During previous highs, the market was coiled tight with borrowed capital. A move of a few percentage points in the wrong direction triggered cascading liquidations that amplified losses far beyond what fundamentals would have justified. That risk profile looks markedly different today. With OI lower and leverage calmer, the current Bitcoin price drop appears less likely to spiral into a liquidation-driven freefall.
This is what analysts refer to as a “reset” environment, where the market flushes out speculative excess and creates a cleaner base for the next leg, whatever direction that takes.

Bitcoin price graph
Spot Volume vs. Derivatives: Who Is Really Driving the Market
There is a structural shift worth noting in how Bitcoin price trades today compared to prior cycles. Historically, spikes in spot trading volume signaled genuine coin movement, whether large holders were accumulating quietly or distributing to retail at peak prices. Those volume bursts often appeared just before major price turning points, giving sharp-eyed analysts an early edge.

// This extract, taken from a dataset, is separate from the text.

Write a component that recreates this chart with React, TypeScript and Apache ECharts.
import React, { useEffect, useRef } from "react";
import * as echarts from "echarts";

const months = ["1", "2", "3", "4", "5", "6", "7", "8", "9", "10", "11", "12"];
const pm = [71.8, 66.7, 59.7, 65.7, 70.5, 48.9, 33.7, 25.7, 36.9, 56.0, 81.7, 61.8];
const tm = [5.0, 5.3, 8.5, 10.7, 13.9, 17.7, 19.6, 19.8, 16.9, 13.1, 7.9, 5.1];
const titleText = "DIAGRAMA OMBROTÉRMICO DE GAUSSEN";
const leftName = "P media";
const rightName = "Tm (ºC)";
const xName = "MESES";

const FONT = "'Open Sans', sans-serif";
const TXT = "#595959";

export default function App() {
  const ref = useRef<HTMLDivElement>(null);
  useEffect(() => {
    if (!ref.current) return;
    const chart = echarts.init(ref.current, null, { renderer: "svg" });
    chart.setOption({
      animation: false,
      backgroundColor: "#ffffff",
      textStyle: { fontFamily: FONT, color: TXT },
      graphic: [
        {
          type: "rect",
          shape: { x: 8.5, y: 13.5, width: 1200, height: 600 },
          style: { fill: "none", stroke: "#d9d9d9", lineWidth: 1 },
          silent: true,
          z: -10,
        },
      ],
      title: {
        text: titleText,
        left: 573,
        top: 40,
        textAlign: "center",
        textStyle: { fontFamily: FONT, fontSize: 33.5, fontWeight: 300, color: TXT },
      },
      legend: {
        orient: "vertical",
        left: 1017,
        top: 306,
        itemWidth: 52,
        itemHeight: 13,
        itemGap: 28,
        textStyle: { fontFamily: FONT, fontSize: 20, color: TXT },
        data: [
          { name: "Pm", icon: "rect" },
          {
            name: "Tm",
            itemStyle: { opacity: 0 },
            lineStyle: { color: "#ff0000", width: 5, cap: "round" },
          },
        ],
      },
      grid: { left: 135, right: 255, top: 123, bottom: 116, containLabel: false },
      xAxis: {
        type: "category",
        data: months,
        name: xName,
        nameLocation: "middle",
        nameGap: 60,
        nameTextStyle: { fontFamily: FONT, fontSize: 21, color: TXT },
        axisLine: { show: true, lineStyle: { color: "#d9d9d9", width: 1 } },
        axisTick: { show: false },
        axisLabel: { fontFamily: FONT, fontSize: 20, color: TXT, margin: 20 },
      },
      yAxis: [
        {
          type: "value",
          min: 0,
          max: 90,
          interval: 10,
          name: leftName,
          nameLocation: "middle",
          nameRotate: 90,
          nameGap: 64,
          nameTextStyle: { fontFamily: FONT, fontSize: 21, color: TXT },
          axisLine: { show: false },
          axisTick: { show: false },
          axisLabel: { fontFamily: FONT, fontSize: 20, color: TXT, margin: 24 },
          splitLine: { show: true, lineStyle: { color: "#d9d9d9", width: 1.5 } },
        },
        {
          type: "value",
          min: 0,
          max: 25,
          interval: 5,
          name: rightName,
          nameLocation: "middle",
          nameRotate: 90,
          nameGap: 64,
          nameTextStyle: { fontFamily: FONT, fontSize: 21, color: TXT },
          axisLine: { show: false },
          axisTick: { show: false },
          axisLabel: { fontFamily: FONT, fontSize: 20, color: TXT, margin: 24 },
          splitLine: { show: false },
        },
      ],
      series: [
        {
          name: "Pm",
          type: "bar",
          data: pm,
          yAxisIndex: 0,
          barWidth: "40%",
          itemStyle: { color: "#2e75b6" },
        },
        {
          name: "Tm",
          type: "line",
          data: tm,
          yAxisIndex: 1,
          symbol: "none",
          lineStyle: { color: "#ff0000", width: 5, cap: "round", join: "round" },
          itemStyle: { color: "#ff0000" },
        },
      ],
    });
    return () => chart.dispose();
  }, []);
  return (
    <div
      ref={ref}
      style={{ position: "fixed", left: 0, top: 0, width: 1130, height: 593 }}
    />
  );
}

In the current cycle, derivatives activity has absorbed more of that role. Futures and options volumes are doing heavier lifting, which means the traditional spot volume signals carry slightly less predictive weight on their own. This is partly a function of institutional maturity. With spot Bitcoin ETFs now embedded in the market structure and accessible through standard brokerage accounts, large capital flows do not always show up where they once did.
That does not mean smart money has stepped back. It means the footprint looks different, and reading it correctly requires combining on-chain metrics with derivatives data rather than relying on either alone.

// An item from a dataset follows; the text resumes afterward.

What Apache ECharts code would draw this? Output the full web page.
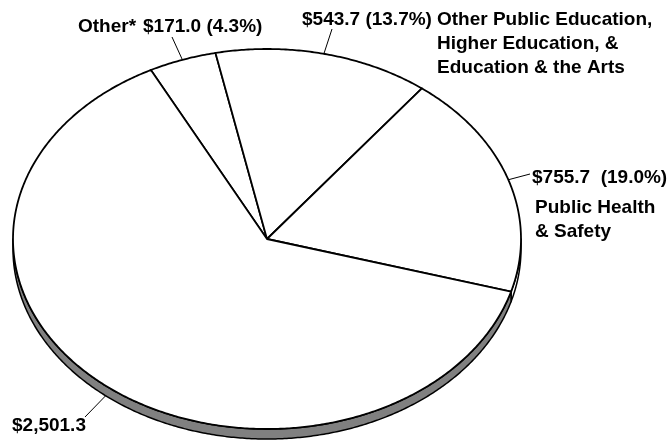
<!DOCTYPE html>
<html><head><meta charset="utf-8">
<script src="https://cdn.jsdelivr.net/npm/echarts@6/dist/echarts.min.js"></script>
<style>html,body{margin:0;padding:0;background:#fff}#c{width:667px;height:440px}</style>
</head><body><div id="c"></div>
<script>
// ---- data ----
const categories = ['Other*', 'Other Public Education,\nHigher Education, &\nEducation & the Arts', 'Public Health\n& Safety', ''];
const values = [171.0, 543.7, 755.7, 2501.3];
const valueLabels = ['$171.0', '$543.7', '$755.7', '$2,501.3'];
const percentLabels = ['(4.3%)', '(13.7%)', '(19.0%)', ''];

// ---- layout / style (not data) ----
const CX = 267, CY = 239, RX = 254, RY = 190, DEPTH = 10, START = -117.2;
const sideFill = ['#ffffff', '#ffffff', '#ffffff', '#808080'];
const FONT = 'bold 19px "Liberation Sans", Arial, Helvetica, sans-serif';
const LH = 24;
const valueGap = [' ', ' ', '  ', ''];
// label positions: value text (x, baseline), name text (x, baseline), leader end point
const labelLayout = [
  { vx: 143, vy: 34, nx: 78, ny: 34, lx: 172, ly: 37, onSide: false },
  { vx: 302, vy: 27, nx: 437, ny: 27, lx: 332, ly: 29, onSide: false },
  { vx: 532, vy: 185, nx: 535, ny: 215, lx: 530, ly: 174, onSide: false },
  { vx: 12, vy: 433, nx: 0, ny: 0, lx: 85, ly: 417, onSide: true }
];

const total = values.reduce((a, b) => a + b, 0);
const starts = [], ends = [];
(function () {
  let a = START;
  values.forEach(v => { starts.push(a); a += v / total * 360; ends.push(a); });
})();
const rad = d => d * Math.PI / 180;
function pt(deg, dy) { return [CX + RX * Math.cos(rad(deg)), CY + RY * Math.sin(rad(deg)) + (dy || 0)]; }
function arc(a0, a1, dy) {
  const pts = []; const n = Math.max(2, Math.ceil(Math.abs(a1 - a0) / 0.5));
  for (let k = 0; k <= n; k++) pts.push(pt(a0 + (a1 - a0) * k / n, dy));
  return pts;
}

function renderSide(params) {
  const i = params.dataIndex;
  const children = [];
  [-360, 0, 360].forEach(off => {
    const a0 = Math.max(starts[i] + off, 0), a1 = Math.min(ends[i] + off, 180);
    if (a1 > a0) {
      const pts = arc(a0, a1, 0).concat(arc(a1, a0, DEPTH));
      children.push({ type: 'polygon', shape: { points: pts },
        style: { fill: sideFill[i], stroke: '#000', lineWidth: 1.5, lineJoin: 'round' } });
    }
  });
  return { type: 'group', children };
}
function renderTop(params) {
  const i = params.dataIndex;
  const pts = [[CX, CY]].concat(arc(starts[i], ends[i], 0));
  return { type: 'polygon', shape: { points: pts },
    style: { fill: '#ffffff', stroke: '#000', lineWidth: 1.8, lineJoin: 'miter' } };
}
function txt(s, x, baseline) {
  return { type: 'text', style: { text: s, x: x, y: baseline - 6.8, font: FONT, fill: '#000',
    textAlign: 'left', textVerticalAlign: 'middle' } };
}
function renderLabel(params) {
  const i = params.dataIndex, L = labelLayout[i];
  const mid = (starts[i] + ends[i]) / 2;
  const p = pt(mid, L.onSide ? DEPTH : 0);
  const children = [
    { type: 'line', shape: { x1: p[0], y1: p[1], x2: L.lx, y2: L.ly }, style: { stroke: '#000', lineWidth: 1 } }
  ];
  const v = valueLabels[i] + (percentLabels[i] ? valueGap[i] + percentLabels[i] : '');
  children.push(txt(v, L.vx, L.vy));
  if (categories[i]) {
    categories[i].split('\n').forEach((s, k) => children.push(txt(s, L.nx, L.ny + k * LH)));
  }
  return { type: 'group', children };
}

const seriesData = values.map((v, i) => ({ value: [i, v], name: categories[i] }));
const chart = echarts.init(document.getElementById('c'), null, { renderer: 'canvas' });
chart.setOption({
  animation: false,
  backgroundColor: '#ffffff',
  series: [
    { type: 'custom', coordinateSystem: 'none', data: seriesData, renderItem: renderSide, z: 1, silent: true },
    { type: 'custom', coordinateSystem: 'none', data: seriesData, renderItem: renderTop, z: 2, silent: true },
    { type: 'custom', coordinateSystem: 'none', data: seriesData, renderItem: renderLabel, z: 3, silent: true }
  ]
});
</script>
</body></html>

What Comes Next for Bitcoin
Bitcoin price is sitting at a crossroads that will likely resolve through spot flows, ETF activity, or a shift in derivatives positioning. The $59,000 to $60,000 zone is now the battleground, and how the market behaves here will shape the next several weeks of price action. A sustained hold could build a foundation for recovery. A break lower would test the conviction of those who view this as a healthy reset rather than the beginning of a deeper correction.
Conclusion
The Bitcoin price drop below $60,000 carries real weight, but the on-chain evidence suggests this is more of a market cooling off than a market breaking down. Lower open interest, moderating leverage, and active exchange netflows paint a picture of participants who are cautious and watchful rather than running for the exits. Whether this zone becomes a launchpad or a ledge will depend on how spot and derivatives flows evolve in the days ahead. For now, the data speaks a language of reset, not ruin.
Frequently Asked Questions
What caused Bitcoin price to fall below $60,000? A combination of short-term support failure at $63,000 and broader market pressure pushed Bitcoin to approximately $59,500, without a single identifiable trigger.
What does positive exchange netflow mean for Bitcoin? It means more Bitcoin is moving onto exchanges than leaving, which can signal that traders are preparing to sell, hedge, or actively trade rather than hold long-term.
Is lower open interest a good or bad sign? Lower OI generally reduces the risk of mass liquidations, which makes price declines less likely to spiral, making it a relatively stabilizing signal during a correction.
Glossary of Key Terms
Open Interest (OI): The total value of outstanding futures or options contracts in the market. Higher OI means more leveraged bets are open; lower OI indicates the market is less crowded with speculation.
Exchange Netflow: The net difference between Bitcoin flowing into and out of exchanges. Positive netflow means more is coming in than going out, which can precede volatility.
Spot Volume: The amount of actual Bitcoin being bought and sold directly, as opposed to through derivatives contracts.
Leverage: Borrowed capital used to amplify a trading position. High leverage increases both potential gains and the risk of rapid, forced liquidations.